Tal vez nos hemos equivocado. Concebimos como reformas educativas a las transformaciones de los procesos escolares y se suelen pasar por alto los años previos al inicio de la escolarización. Sin atender a ese periodo crucial en la vida —que va, al menos, desde el nacimiento hasta nuestro primer día en las aulas— se ponen en riesgo las condiciones que hacen posible el aprendizaje formal en el futuro.
Hay un debate entre los expertos en las neurociencias. Un grupo sostiene que el entramado básico de nuestra estructura cerebral se lleva a cabo, y culmina, en los dos o tres primeros años de nuestro andar por el mundo. Si no se logra de manera adecuada, sostienen, lo que podríamos llamar “educabilidad” se estrecha tanto que compromete sin remedio el futuro del aprendizaje. Otro grupo considera que esta posición es errónea, o al menos desmedida, pues la plasticidad del cerebro es mucho mayor y se pueden ensamblar sus conexiones, mediante estrategias inteligentes, durante un arco temporal bastante amplio.
Lejos estoy de ser experto en estos temas, pero más allá del debate que bosquejo apenas, me atrevo a decir que, pese a sus diferencias, las dos posiciones coincidirían en la importancia de los primeros años de vida como base para hacer factible y fluido, o difícil y a trompicones, el proceso de aprender de manera significativa cuando se arriba a la escuela y durante la estancia en ella, dados los códigos, aptitudes y actitudes que son constantes en ese espacio de socialización formativa.
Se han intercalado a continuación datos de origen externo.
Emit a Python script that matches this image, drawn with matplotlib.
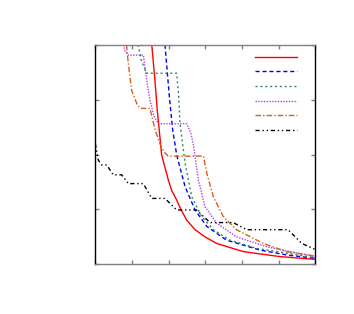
import matplotlib
matplotlib.use('Agg')
from matplotlib import pyplot as plt

# curves (x in 0..6, y in 0..4)
red_x = [1.54, 1.62, 1.69, 1.81, 1.99, 2.08, 2.22, 2.34, 2.49, 2.72, 2.99, 3.31, 4.04, 5.04, 6.0]
red_y = [4.0, 3.4, 2.81, 1.99, 1.54, 1.35, 1.17, 0.99, 0.81, 0.63, 0.50, 0.38, 0.23, 0.14, 0.09]

blue_x = [1.90, 2.02, 2.11, 2.22, 2.45, 2.72, 3.04, 3.58, 4.49, 5.22, 6.0]
blue_y = [4.0, 3.05, 2.45, 1.99, 1.41, 0.99, 0.69, 0.44, 0.26, 0.17, 0.11]

green_x = [1.17, 1.26, 1.40, 2.22, 2.27, 2.31, 2.45, 2.63, 2.90, 3.22, 3.67, 4.40, 6.0]
green_y = [4.0, 3.7, 3.48, 3.48, 3.1, 2.57, 1.84, 1.23, 0.87, 0.63, 0.44, 0.29, 0.12]

purple_x = [0.76, 0.82, 0.90, 1.31, 1.40, 1.49, 1.60, 1.72, 2.49, 2.60, 2.67, 2.81, 2.99, 3.31, 3.85, 4.67, 6.0]
purple_y = [4.0, 3.87, 3.81, 3.81, 3.36, 2.99, 2.70, 2.56, 2.56, 2.40, 2.20, 1.54, 1.05, 0.75, 0.50, 0.32, 0.14]

orange_x = [0.85, 0.90, 0.99, 1.13, 1.22, 1.49, 1.63, 1.76, 1.87, 1.99, 2.95, 3.04, 3.22, 3.49, 3.85, 4.58, 5.22, 6.0]
orange_y = [4.0, 3.66, 3.17, 2.93, 2.84, 2.84, 2.45, 2.20, 2.05, 1.97, 1.97, 1.66, 1.23, 0.87, 0.63, 0.38, 0.23, 0.15]

black_x = [0.0, 0.08, 0.17, 0.31, 0.49, 0.72, 0.90, 1.31, 1.54, 1.90, 2.22, 2.76, 3.13, 3.76, 4.13, 5.26, 5.63, 6.0]
black_y = [2.2, 1.9, 1.81, 1.81, 1.63, 1.63, 1.47, 1.47, 1.20, 1.20, 0.99, 0.99, 0.76, 0.76, 0.63, 0.63, 0.38, 0.27]

fig = plt.figure(figsize=(3.54, 3.14), dpi=100)
ax = fig.add_axes([95.3 / 354, (314 - 264.3) / 314, 220 / 354, 219.6 / 314])

lines = []
lines += ax.plot(red_x, red_y, color='#ff0000', lw=1.0, ls='-')
lines += ax.plot(blue_x, blue_y, color='#0000ff', lw=1.0, ls=(0, (3, 2)))
lines += ax.plot(green_x, green_y, color='#2e8b57', lw=1.0, ls=(0, (1.5, 2)))
lines += ax.plot(purple_x, purple_y, color='#b040f0', lw=1.0, ls=(0, (1, 1)))
lines += ax.plot(orange_x, orange_y, color='#d2601e', lw=1.0, ls=(0, (4, 1.5, 1, 1.5)))
lines += ax.plot(black_x, black_y, color='black', lw=1.0, ls=(0, (3, 2, 1, 2, 1, 2)))

ax.set_xlim(0, 6)
ax.set_ylim(0, 4)
ax.set_xticks([0, 1, 2, 3, 4, 5, 6])
ax.set_yticks([0, 1, 2, 3, 4])
ax.tick_params(direction='in', length=3, width=1, color='#808080',
               top=True, right=True, labelbottom=False, labelleft=False)
ax.spines['left'].set_color('black')
ax.spines['right'].set_color('black')
ax.spines['top'].set_color('#808080')
ax.spines['bottom'].set_color('#808080')
for s in ax.spines.values():
    s.set_linewidth(1.0)

leg = ax.legend(lines, [' '] * 6, loc='upper right', frameon=False,
                bbox_to_anchor=(0.982, 1.005),
                handlelength=3.8, handletextpad=0.2, labelspacing=0.42,
                borderaxespad=0.4, fontsize=8)

plt.savefig('out.png', dpi=100)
De esto se sigue que las circunstancias sociales en las que transcurre la primera fase de la infancia son, en materia educativa, decisivas. La buena alimentación, el cuidado de la salud, la riqueza de estímulos y experiencias que incrementan de manera paulatina sus grados de complejidad (tanto físicos como intelectuales), así como la cantidad y el destino del ocio que se emplea para el juego y la diversión, fortalecen y dinamizan a las estructuras cognitivas y emocionales con las que llegamos a la etapa escolar. Cuando se accede a las aulas, quienes formalmente están en el mismo grado, no cuentan con un bagaje similar para avanzar. La igualdad es mera forma; la falta de equidad es más sólida que un grillete.
No es noticia nueva. Estos ambientes son, en nuestro país, muy diferentes; incomparables debido a su agudo contraste: pobreza o escasez para la mayoría versus distintos grados de abundancia para un conjunto mucho menor de familias. No es exagerado afirmar que la desigualdad en la forma de iniciar la vida, derivada de la inequidad en el país, es inaudita. La ausencia de equidad más cruel, si cabe hacer una prelación, es la que se refleja en la infancia y se empalma con la de género, porque, aunque no determine, sí condiciona (y fuerte), el futuro de esas personas y del país, sobre todo si nos asociamos a la idea de una escuela que forme en la capacidad de leer, escribir, ubicarnos en el mundo social y biológico sin sesgos, y aprender lo más importante: preguntar, camino a la duda y a la crítica fundada.
Asegurar las condiciones óptimas para el desarrollo de la infancia de todas las niñas y los niños de nuestra tierra es, sin duda, una acción de políticas públicas coordinadas, fincada en una posición ética que genera, en el sentido más hondo del término, una reforma en las condiciones educativas.
Mañana es el día del niño y de la niña: ¿festejo? Vale, y espacio para detener el carro, e indignarnos por la temprana marca de tantos transcursos vitales fracturados.